High Performance Cluster (HPC) Notes

This post contains notes on working with an HPC running SLURM.

It includes a guide to submitting multiple R/Python jobs and other odds and ends.

Some useful resources (and sources for this post):

Run R jobs

Run a function across multiple jobs with different parameters

This is an example of running an R function across many jobs, each with a different parameter combination

Create function file

This is the R code that you want to run.

my_function.R:

get_normal_sims <- function(n, mean, sd) {
    sims <- rnorm(n = n, mean = mean, sd = sd)
    saveRDS("sims")
}

Create CSV with parameter combinations of interest

Each row of this csv contains one parameter combination of interest, to be inputed into the previous R function.

job_params.csv:

n,mean,sd
1000,0,2
100,10,1
10000,50,1000

Create job script to send one job to HPC

run_one_job.sh:

#!/bin/bash
#SBATCH --job-name=rnormalsim      # create a short name for your job
#SBATCH --nodes=1                  # node count
#SBATCH --partition=day-long-cpu
#SBATCH --ntasks=1                 # total number of tasks across all nodes
#SBATCH --cpus-per-task=1          # cpu-cores per task (>1 if multi-threaded tasks)
#SBATCH --mem=4G                   # total memory per node (4 GB per cpu-core is default)
#SBATCH -o rnorm-sim-%A_%a.out  # output file format (%A is jobID, %a is task index)

module purge
module load R

Rscript -e << EEOF
source('your_function.R') 
get_normal_sims(n=as.integer(Sys.getenv('PARAM1')), 
                mean=as.integer(Sys.getenv('PARAM2')),
                sd=as.integer(Sys.getenv('PARAM3')))
EEOF

Note that the output of Sys.getenv() is always a string, and thus needs to be converted to the type that get_normal_sims() expects.
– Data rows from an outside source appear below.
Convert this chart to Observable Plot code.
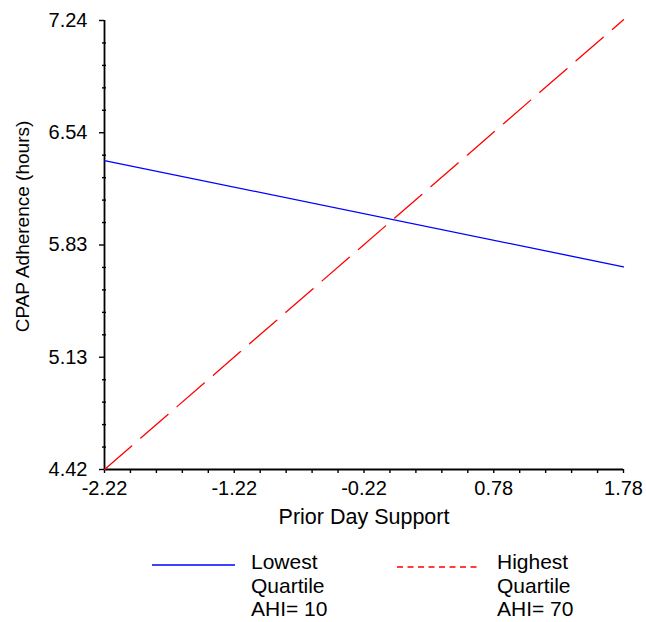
<!DOCTYPE html>
<html><head><meta charset="utf-8">
<script src="https://cdn.jsdelivr.net/npm/d3@7"></script>
<script src="https://cdn.jsdelivr.net/npm/@observablehq/plot@0.6"></script>
<style>
body{margin:0;background:#fff;font-family:"Liberation Sans",Arial,Helvetica,sans-serif;}
#chart{position:relative;width:646px;}
#legend{position:relative;width:646px;height:82px;}
.lg-text{position:absolute;font-size:21px;line-height:23.5px;color:#000;white-space:nowrap;}
.lg-line{position:absolute;overflow:visible;}
</style></head><body><div id="chart"></div><div id="legend"></div>
<script>
// Data
const priorDaySupport = [-2.22, 1.78];
const lowestQuartile = [6.36, 5.693];
const highestQuartile = [4.42, 7.245];
const seriesColors = ["#0000ff", "#ff0000"];
const legendLabels = [["Lowest", "Quartile", "AHI= 10"], ["Highest", "Quartile", "AHI= 70"]];
const xTicks = [-2.22, -1.22, -0.22, 0.78, 1.78];
const xTickLabels = ["-2.22", "-1.22", "-0.22", "0.78", "1.78"];
const yTicks = [4.42, 5.125, 5.83, 6.535, 7.24];
const yTickLabels = ["4.42", "5.13", "5.83", "6.54", "7.24"];
const xTitle = "Prior Day Support";
const yTitle = "CPAP Adherence (hours)";

// minor tick positions (5 subdivisions between majors)
const subdiv = (ticks, n) => ticks.slice(0, -1).flatMap((t, i) => d3.range(1, n).map(k => t + (ticks[i + 1] - t) * k / n));
const xMinor = subdiv(xTicks, 5);
const yMinor = subdiv(yTicks, 5);

const low = priorDaySupport.map((x, i) => ({x, y: lowestQuartile[i]}));
const high = priorDaySupport.map((x, i) => ({x, y: highestQuartile[i]}));

const font = '"Liberation Sans", Arial, Helvetica, sans-serif';
const chart = Plot.plot({
  width: 646, height: 540,
  marginLeft: 104, marginRight: 23, marginTop: 20, marginBottom: 71,
  x: {domain: [xTicks[0], xTicks[xTicks.length - 1]]},
  y: {domain: [yTicks[0], yTicks[yTicks.length - 1]]},
  style: {fontFamily: font, fontSize: "20px", color: "#000", background: "#fff", overflow: "visible"},
  marks: [
    Plot.axisX(xMinor, {tickSize: 4, tickFormat: () => "", label: null, strokeWidth: 1.4}),
    Plot.axisX(xTicks, {tickSize: 4, tickPadding: 7, tickFormat: d => xTickLabels[xTicks.indexOf(d)], label: null, fontSize: 20, strokeWidth: 1.4}),
    Plot.axisY(yMinor, {tickSize: 4, dx: 2, tickFormat: () => "", label: null, strokeWidth: 1.4}),
    Plot.axisY(yTicks, {tickSize: 5, tickPadding: 12, tickFormat: d => yTickLabels[yTicks.indexOf(d)], label: null, fontSize: 20, strokeWidth: 1.4}),
    Plot.ruleX([xTicks[0]], {strokeWidth: 1.8}),
    Plot.ruleY([yTicks[0]], {strokeWidth: 1.8}),
    Plot.line(low, {x: "x", y: "y", stroke: seriesColors[0], strokeWidth: 1.3}),
    Plot.line(high, {x: "x", y: "y", stroke: seriesColors[1], strokeWidth: 1.3, strokeDasharray: "36,12"}),
    Plot.text([xTitle], {frameAnchor: "bottom", lineAnchor: "bottom", dy: 54, fontSize: 21.5}),
    Plot.text([yTitle], {frameAnchor: "left", textAnchor: "middle", rotate: -90, dx: -82, dy: -18.5, fontSize: 19})
  ]
});
document.getElementById("chart").appendChild(chart);

// Legend
const legend = d3.select("#legend");
const lgPos = [
  {lineX: 152, lineW: 83, lineY: 25, textX: 251, dash: null},
  {lineX: 397, lineW: 82, lineY: 27, textX: 497, dash: "6,4.5"}
];
legendLabels.forEach((lines, i) => {
  const p = lgPos[i];
  const svg = legend.append("svg").attr("class", "lg-line")
    .attr("width", p.lineW).attr("height", 4)
    .style("left", p.lineX + "px").style("top", (p.lineY - 2) + "px");
  svg.append("line").attr("x1", 0).attr("x2", p.lineW).attr("y1", 2).attr("y2", 2)
    .attr("stroke", seriesColors[i]).attr("stroke-width", 1.3)
    .attr("stroke-dasharray", p.dash);
  legend.append("div").attr("class", "lg-text")
    .style("left", p.textX + "px").style("top", "10px")
    .html(lines.join("<br>"));
});
</script></body></html>
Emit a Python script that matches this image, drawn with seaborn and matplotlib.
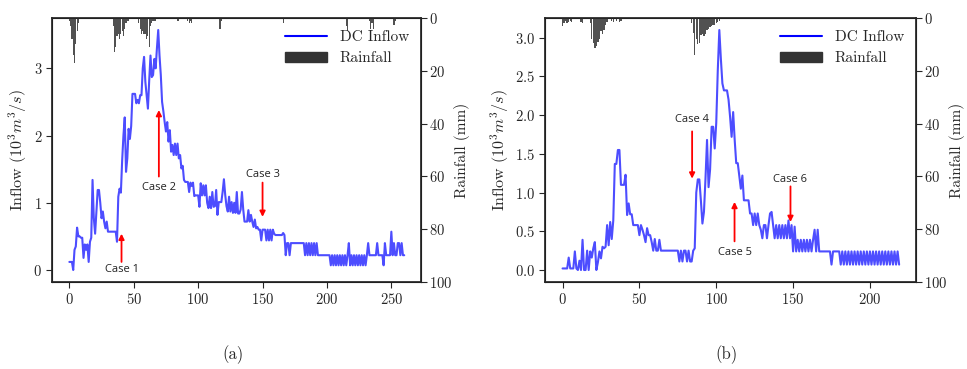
import numpy as np
import pandas as pd
import seaborn as sns
import matplotlib
matplotlib.use("Agg")
import matplotlib.pyplot as plt
from matplotlib.lines import Line2D
from matplotlib.patches import Patch

# ---------------- data ----------------
inflow_a = [
    0.12, 0.12, 0.12, 0.00, 0.30, 0.35, 0.63, 0.50, 0.50, 0.48,
    0.48, 0.18, 0.38, 0.30, 0.38, 0.12, 0.42, 0.48, 1.34, 0.77,
    0.54, 0.87, 1.19, 1.19, 1.00, 0.77, 0.87, 0.72, 0.62, 0.72,
    0.57, 0.57, 0.57, 0.57, 0.57, 0.57, 0.57, 0.42, 1.09, 1.21,
    1.15, 1.63, 2.00, 2.27, 1.46, 1.66, 2.10, 1.95, 2.14, 2.62,
    2.62, 2.62, 2.48, 2.53, 2.48, 2.60, 2.60, 3.00, 3.17, 2.80,
    2.60, 2.40, 2.82, 3.19, 2.87, 2.90, 3.14, 3.00, 3.30, 3.57,
    3.19, 2.90, 2.50, 2.36, 2.20, 2.06, 2.20, 1.91, 2.08, 1.76,
    1.86, 1.71, 1.88, 1.71, 1.88, 1.66, 1.71, 1.51, 1.55, 1.34,
    1.31, 1.31, 1.31, 1.16, 1.30, 1.25, 1.30, 1.10, 1.11, 1.11,
    1.11, 0.94, 1.29, 1.11, 1.26, 1.11, 1.26, 1.00, 0.92, 1.09,
    0.92, 1.16, 0.94, 0.95, 1.19, 0.82, 1.01, 1.01, 1.01, 1.16,
    1.35, 1.12, 0.95, 0.87, 1.09, 0.87, 1.01, 0.85, 1.00, 0.85,
    1.16, 0.84, 0.84, 0.90, 1.16, 0.90, 0.72, 0.72, 0.72, 0.89,
    0.72, 0.82, 0.72, 0.64, 0.75, 0.62, 0.64, 0.60, 0.60, 0.44,
    0.60, 0.60, 0.60, 0.44, 0.60, 0.44, 0.60, 0.44, 0.60, 0.54,
    0.52, 0.52, 0.52, 0.52, 0.52, 0.52, 0.55, 0.52, 0.22, 0.40,
    0.40, 0.22, 0.40, 0.40, 0.40, 0.40, 0.40, 0.40, 0.40, 0.40,
    0.40, 0.40, 0.40, 0.22, 0.40, 0.22, 0.40, 0.22, 0.40, 0.22,
    0.40, 0.22, 0.40, 0.22, 0.22, 0.22, 0.22, 0.22, 0.22, 0.22,
    0.22, 0.22, 0.22, 0.07, 0.22, 0.07, 0.22, 0.07, 0.22, 0.07,
    0.22, 0.07, 0.22, 0.07, 0.22, 0.07, 0.22, 0.40, 0.07, 0.22,
    0.07, 0.22, 0.07, 0.22, 0.07, 0.22, 0.07, 0.22, 0.07, 0.22,
    0.07, 0.22, 0.40, 0.22, 0.22, 0.22, 0.22, 0.22, 0.22, 0.40,
    0.22, 0.22, 0.22, 0.22, 0.07, 0.40, 0.22, 0.22, 0.22, 0.22,
    0.57, 0.22, 0.40, 0.22, 0.22, 0.40, 0.40, 0.22, 0.40, 0.22, 0.22,
]

inflow_b = [
    0.02, 0.02, 0.02, 0.02, 0.16, 0.02, 0.02, 0.02, 0.24, 0.02,
    0.00, 0.12, 0.00, 0.39, 0.00, 0.00, 0.25, 0.00, 0.24, 0.16,
    0.28, 0.36, 0.00, 0.10, 0.24, 0.15, 0.30, 0.28, 0.30, 0.58,
    0.32, 0.62, 0.40, 0.64, 1.37, 1.37, 1.55, 1.55, 1.10, 1.10,
    1.10, 1.23, 0.71, 0.86, 0.72, 0.72, 0.58, 0.58, 0.58, 0.58,
    0.45, 0.58, 0.52, 0.45, 0.36, 0.54, 0.45, 0.45, 0.36, 0.25,
    0.40, 0.25, 0.25, 0.39, 0.25, 0.25, 0.25, 0.25, 0.25, 0.25,
    0.25, 0.25, 0.25, 0.25, 0.25, 0.25, 0.11, 0.25, 0.11, 0.25,
    0.25, 0.11, 0.25, 0.11, 0.11, 0.25, 0.28, 1.00, 1.17, 1.17,
    0.90, 0.60, 0.75, 1.18, 1.68, 1.07, 1.30, 1.85, 1.85, 1.57,
    1.90, 2.58, 3.10, 2.73, 2.41, 2.32, 2.32, 2.32, 2.20, 1.98,
    1.72, 2.04, 1.68, 1.38, 1.38, 1.22, 1.05, 1.22, 0.90, 0.90,
    0.90, 0.90, 0.73, 0.73, 0.58, 0.73, 0.58, 0.73, 0.58, 0.52,
    0.41, 0.58, 0.58, 0.41, 0.58, 0.73, 0.75, 0.58, 0.41, 0.58,
    0.41, 0.58, 0.41, 0.58, 0.41, 0.58, 0.41, 0.64, 0.41, 0.58,
    0.24, 0.56, 0.24, 0.39, 0.24, 0.39, 0.24, 0.39, 0.24, 0.39,
    0.24, 0.39, 0.24, 0.39, 0.52, 0.24, 0.52, 0.24, 0.24, 0.24,
    0.24, 0.24, 0.24, 0.24, 0.24, 0.07, 0.24, 0.24, 0.24, 0.24,
    0.24, 0.07, 0.24, 0.07, 0.24, 0.07, 0.24, 0.07, 0.24, 0.07,
    0.24, 0.07, 0.24, 0.07, 0.24, 0.07, 0.24, 0.07, 0.24, 0.07,
    0.24, 0.07, 0.24, 0.07, 0.24, 0.07, 0.24, 0.07, 0.24, 0.07,
    0.24, 0.07, 0.24, 0.07, 0.24, 0.07, 0.24, 0.07, 0.24, 0.07,
]

rain_a_t = [0, 1, 2, 3, 4, 5, 6, 7,
            34, 35, 36, 37, 38, 39, 40, 41, 42, 43, 44, 45, 46,
            54, 55, 56, 57, 58, 59, 60, 61, 62, 63, 64, 65, 66, 67,
            84, 85, 92, 93, 94, 95, 117, 118, 166, 215, 216,
            233, 234, 235, 236, 252, 253]
rain_a_mm = [1, 3, 8, 14, 17, 10, 5, 2,
             3, 13, 11, 7, 6, 8, 6, 5, 7, 4, 2, 1, 1,
             2, 4, 6, 5, 6, 6, 8, 7, 11, 3, 2, 1, 1, 1,
             1, 1, 1, 2, 1, 2, 4, 1, 2, 3, 5,
             1, 4, 2, 4, 2.5, 1]

rain_b_t = [0, 1, 2, 3, 4, 5, 6, 12, 13,
            18, 19, 20, 21, 22, 23, 24, 25, 26, 27, 28, 29,
            32, 33, 35, 37, 38,
            84, 85, 86, 87, 88, 89, 90, 91, 92, 93, 94, 95, 96, 97, 98,
            99, 100, 101, 102]
rain_b_mm = [3, 2, 1, 2, 1.5, 1, 1.5, 1.5, 2,
             2, 8, 9.5, 11.5, 10.5, 9, 8, 5, 6, 4.5, 2.5, 1.5,
             1, 1.5, 1, 1.5, 1,
             2, 5.5, 14, 8, 10, 9.6, 6.5, 6, 7, 6, 4.5, 4, 3.5, 3, 2.5,
             2.5, 2, 1.5, 1]

yticks_a = [0, 1, 2, 3]
yticks_b = [0.0, 0.5, 1.0, 1.5, 2.0, 2.5, 3.0]
rain_ticks = [0, 20, 40, 60, 80, 100]

cases_a = ["Case 1", "Case 2", "Case 3"]
cases_b = ["Case 4", "Case 5", "Case 6"]
# (x, arrow head y, arrow tail y, text y)
case_pos_a = [(40.5, 0.54, 0.12, 0.01), (69.5, 2.38, 1.39, 1.22), (150, 0.79, 1.30, 1.42)]
case_pos_b = [(84.3, 1.18, 1.79, 1.95), (111.9, 0.88, 0.37, 0.22), (148.3, 0.62, 1.08, 1.17)]

# ---------------- style ----------------
sns.set_theme(style="ticks")
plt.rcParams["font.family"] = ["cmr10", "DejaVu Serif"]
plt.rcParams["mathtext.fontset"] = "cm"
plt.rcParams["axes.formatter.use_mathtext"] = True
plt.rcParams["axes.unicode_minus"] = False

fig = plt.figure(figsize=(9.67, 3.69), dpi=100)
ax_a = fig.add_axes([52 / 967, 1 - 282 / 369, (421 - 52) / 967, (282 - 18) / 369])
ax_b = fig.add_axes([545 / 967, 1 - 282 / 369, (916 - 545) / 967, (282 - 18) / 369])

line_color = "#4d4dff"
bar_color = "#333333"


def draw(ax, inflow, rain_t, rain_mm, yticks, cases, case_pos, caption):
    df = pd.DataFrame({"t": np.arange(len(inflow)), "q": inflow})
    sns.lineplot(data=df, x="t", y="q", ax=ax, color=line_color, lw=1.5, legend=False)
    ax.set_xlabel("")
    ax.set_yticks(yticks)
    ax.set_ylabel(r"Inflow ($10^3m^3/s$)", fontsize=11.5, labelpad=3)
    ax.tick_params(axis="both", labelsize=10.5, direction="out", length=4, width=0.8, pad=3)
    for s in ax.spines.values():
        s.set_color("black")
        s.set_linewidth(0.8)

    ax2 = ax.twinx()
    ax2.bar(rain_t, rain_mm, width=0.9, color=bar_color, alpha=0.85, linewidth=0)
    ax2.set_ylim(100, 0)
    ax2.set_yticks(rain_ticks)
    ax2.set_ylabel("Rainfall (mm)", fontsize=11, labelpad=1)
    ax2.tick_params(axis="y", labelsize=10.5, direction="out", length=4, width=0.8, pad=2)
    ax2.grid(False)

    for name, (x, yh, yt, ytx) in zip(cases, case_pos):
        ax.annotate("", xy=(x, yh), xytext=(x, yt),
                    arrowprops=dict(arrowstyle="-|>", color="red", lw=1.3,
                                    mutation_scale=8, shrinkA=0, shrinkB=0))
        ax.text(x, ytx, name, ha="center", va="center", fontsize=8,
                family=["Open Sans", "DejaVu Sans"], color="#222222")

    handles = [Line2D([0], [0], color="blue", lw=1.5), Patch(color=bar_color)]
    ax2.legend(handles, ["DC Inflow", "Rainfall"], loc="upper right", frameon=False,
               fontsize=11, handlelength=2.8, borderaxespad=0.4)

    pos = ax.get_position()
    fig.text((pos.x0 + pos.x1) / 2 - 0.004, 1 - 355 / 369, caption, ha="center",
             va="center", fontsize=12)


draw(ax_a, inflow_a, rain_a_t, rain_a_mm, yticks_a, cases_a, case_pos_a, "(a)")
draw(ax_b, inflow_b, rain_b_t, rain_b_mm, yticks_b, cases_b, case_pos_b, "(b)")

fig.savefig("out.png", dpi=100)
Create shell script to run all the jobs

run_all_jobs.sh:

#!/bin/bash

tail -n +2 job_params.csv | while IFS=',' read -r param1 param2 param3
do
    sbatch --export=PARAM1="param1",PARAM2="param2",PARAM3="param3" run_one_job.sh
done

Submit jobs

Finally run the following bash commands in the cluster to send all jobs:

chmod +x run_all_jobs.sh
./run_all_jobs.sh

Other Notes

Install R package from github

This is an example of installing current version of grmbayes from my github.

Run the following code on the HPC:

module load R
Rscript -e "devtools::install_github('wyattgmadden/grmbayes')"

ssh into node

ssh NODE#
top -u wmadden

See current jobs

squeue -u wmadden

Cancel all jobs sharing a name

squeue -u wmadden --format="%i %j" | awk '$2=="job_name" {print $1}' | xargs -I {} scancel {}

Check current use of private nodes

sinfo -p nodeowner  -o "%10N %20C %20m %10F"

where nodeown is the username of the owner of the private nodes.